Dunedin Study Members are the 1037 babies born in Dunedin, New Zealand, between 1 April 1972 and 31 March 1973 at the Queen Mary Maternity Hospital.
Of those 1037 babies, 535 were boys, 502 were girls, 1013 singletons and 24 twins. 1014 of the original cohort are still alive today.
The babies were first followed up at the age of 3, and then at 5, 7, 9, 11, 13, 15, 18, 21, 26, 32 and, most recently, at age 38 (2010-2012). Future assessments are scheduled for age 44 and on into the future as Study Members have their own families, age, and retire.
During an "assessment phase", the Study Members come back to the Dunedin research unit for a one-day assessment from wherever in the world they are living - an impressive exercise considering more than 50 of them now live in the UK alone! Once in Dunedin, almost all aspects of their physical and mental health are examined - this includes cardiovascular, dental and mental health, psychological well-being, and detailed interviews about relationships, behaviour and family.

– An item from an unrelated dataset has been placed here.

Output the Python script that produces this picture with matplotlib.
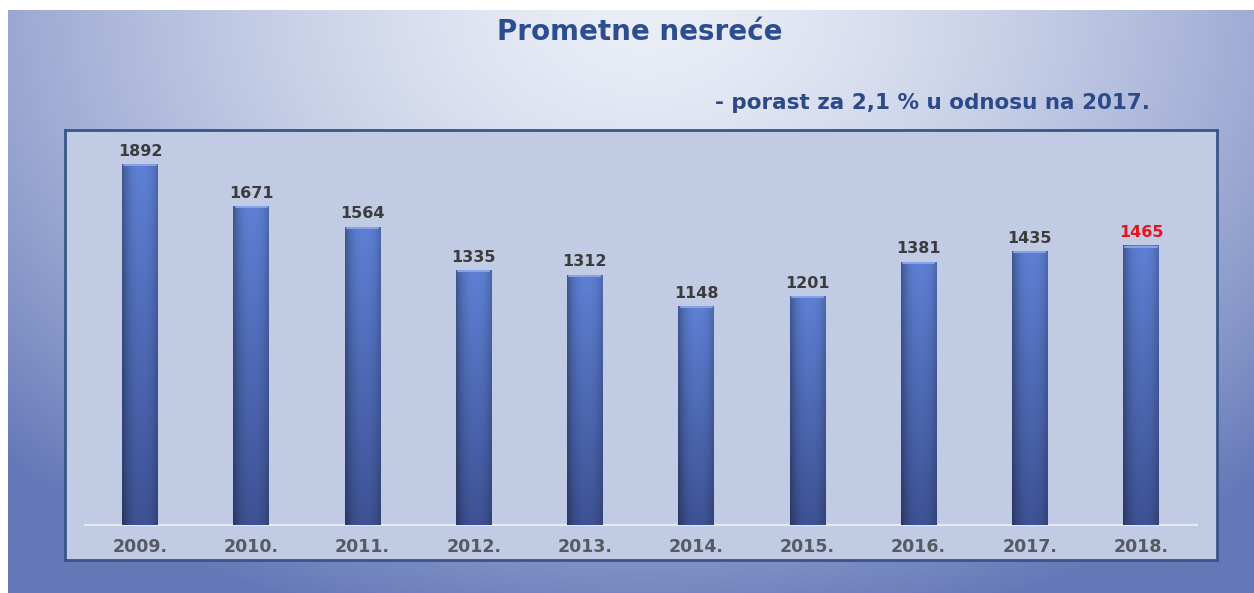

Sub-studies of the Dunedin Study include the Family Health History Study (2003-2005) which involved the parents of the Study Members, and two on-going studies - the Parenting Study (of Study Members who are parenting a 3-year-old pre-schooler) and the Next Generation Study (of the 15-year-old teenagers whom Study Members are parenting). These studies will give unprecedented and ground-breaking information covering three generations of the same families.
Over 1100 publications (this section is currenly under construction), including journal articles, book chapters, monographs and other reports, have come out of the Dunedin Study since its inception. In addition, findings from the Dunedin Study have (and will continue to) influenced family, child and public health policies overseas and in New Zealand.